We live in what's called an open society, which of course means they open our emails, open our phone records, and open our medical records.
There are reports that female terrorists are being fitted with exploding breast implants. How many guys are going to use this as an excuse? "Honey, I'm not looking at her breasts. I'm working for Homeland Security."
Kevin Hart is on the program today. He has a new concert film called "Let Me Explain." President Obama's new slogan is also "Let Me Explain."
In a recent interview, 68-year-old Mick Jagger revealed his secret to looking young. Do you know what it is? Stand next to Keith Richards.
Due to the government spy scandal, sales of the classic George Orwell book "1984" have skyrocketed. So the fallout is worse than we thought. It's making Americans read.
Hispanic Senator Ted Cruz, who is fighting the immigration bill, described himself as Obama-phobic. You know you have Obama phobia if you'll deport immigrants even though your last name is Cruz.
It's come out that the summer interns at Google make about $6,000 per month. The news was reported to me by the interns at this show.
Conservative commentator Glenn Beck is suffering from paralyzed vocal cords that have made him unable to speak. But not to worry — doctors are working around the clock to make sure this condition continues.

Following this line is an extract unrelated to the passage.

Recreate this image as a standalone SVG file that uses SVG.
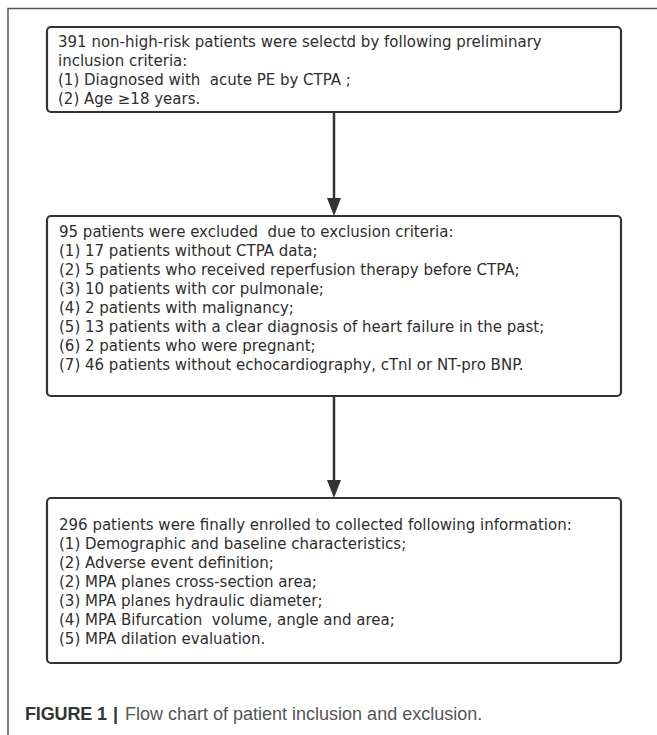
<svg xmlns="http://www.w3.org/2000/svg" width="657" height="735" viewBox="0 0 657 735">
<style>
.box{fill:#fff;stroke:#333;stroke-width:2.2}
.t{font-family:"DejaVu Sans","Noto Sans",sans-serif;font-size:15px;fill:#2e2e2e}
.frame{stroke:#555;stroke-width:1.5;fill:none}
.conn{stroke:#333;stroke-width:2.5;fill:none}
.head{fill:#333}
.cap{font-family:"Liberation Sans",Arial,sans-serif;font-size:18px}
</style>
<rect width="657" height="735" fill="#fff"/>
<g id="frame">
<path class="frame" d="M8,735 L8,8.5 L657,8.5"/>
</g>
<g id="connectors">
<line class="conn" x1="334" y1="113" x2="334" y2="198"/>
<path class="head" d="M327,198 L341,198 L334,216 Z"/>
<line class="conn" x1="334" y1="397" x2="334" y2="480"/>
<path class="head" d="M327,480 L341,480 L334,498 Z"/>
</g>
<g id="node1">
<rect class="box" x="47" y="27" width="574" height="85" rx="4"/>
<text class="t" x="58" y="47">391 non-high-risk patients were selectd by following preliminary</text>
<text class="t" x="58" y="66">inclusion criteria:</text>
<text class="t" x="58" y="85" xml:space="preserve">(1) Diagnosed with  acute PE by CTPA ;</text>
<text class="t" x="58" y="104">(2) Age ≥18 years.</text>
</g>
<g id="node2">
<rect class="box" x="47" y="216" width="574" height="180" rx="4"/>
<text class="t" x="59" y="237" xml:space="preserve">95 patients were excluded  due to exclusion criteria:</text>
<text class="t" x="59" y="256">(1) 17 patients without CTPA data;</text>
<text class="t" x="59" y="275">(2) 5 patients who received reperfusion therapy before CTPA;</text>
<text class="t" x="59" y="294">(3) 10 patients with cor pulmonale;</text>
<text class="t" x="59" y="313">(4) 2 patients with malignancy;</text>
<text class="t" x="59" y="332">(5) 13 patients with a clear diagnosis of heart failure in the past;</text>
<text class="t" x="59" y="351">(6) 2 patients who were pregnant;</text>
<text class="t" x="59" y="370">(7) 46 patients without echocardiography, cTnI or NT-pro BNP.</text>
</g>
<g id="node3">
<rect class="box" x="47" y="498" width="574" height="165" rx="4"/>
<text class="t" x="59" y="530">296 patients were finally enrolled to collected following information:</text>
<text class="t" x="59" y="549">(1) Demographic and baseline characteristics;</text>
<text class="t" x="59" y="568">(2) Adverse event definition;</text>
<text class="t" x="59" y="587">(2) MPA planes cross-section area;</text>
<text class="t" x="59" y="606">(3) MPA planes hydraulic diameter;</text>
<text class="t" x="59" y="625" xml:space="preserve">(4) MPA Bifurcation  volume, angle and area;</text>
<text class="t" x="59" y="644">(5) MPA dilation evaluation.</text>
</g>
<g id="caption">
<text class="cap" x="25" y="720" font-weight="bold" fill="#333" textLength="82" lengthAdjust="spacing">FIGURE 1</text>
<text class="cap" x="113" y="720" font-weight="bold" fill="#333">|</text>
<text class="cap" x="125" y="720" fill="#555">Flow chart of patient inclusion and exclusion.</text>
</g>
</svg>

Evil Russian dictator Vladimir Putin and his wife, Connie, have been married a long time, and everybody thought they were happily married. Well, last week Putin announced he was divorcing Connie. And when Chris Humphries heard that, he said, "You can do that, really?"
So far, it's a very amicable divorce. So far, Connie is still alive.
You know who's popular now? George W. Bush. According to recent polls George W. Bush is more popular than not popular. So there's still hope for me.
It's a great day for Mick Jagger. But then, what day isn't?
Mick Jagger says he's been doing ballet for years to stay in shape. He says he has a 28-inch waist. He's the only man in the world with a waist smaller than his mouth.
I said Mick Jagger has a big mouth. Heck, I think Ed Sullivan was doing that joke.
We shouldn't be surprised Mick Jagger's into ballet. Next we'll find out that Bono is into Riverdance.
We have New Jersey Governor Chris Christie and chef Mario Batali on the show tonight. It's great to have a guest who's so passionate about food. And it's an honor to have Mario Batali here as well.
In a recent interview, Kanye West compared himself to Steve Jobs. He called himself the “nucleus of culture,” and also said he was the Michael Jordan of music. I don't know if he's the Michael Jordan of music, but he's definitely the Dennis Rodman of crazy talk.
This week, Apple introduced a new laptop that supposedly has an all-day battery. Yeah, here’s how it works — don’t turn on your laptop all day.
There’s talk that boy band One Direction is trying to win over Justin Bieber’s fans who aren’t happy with Bieber’s recent behavior. Those guys from One Direction better be careful, or this could result in the world's most adorable fistfight.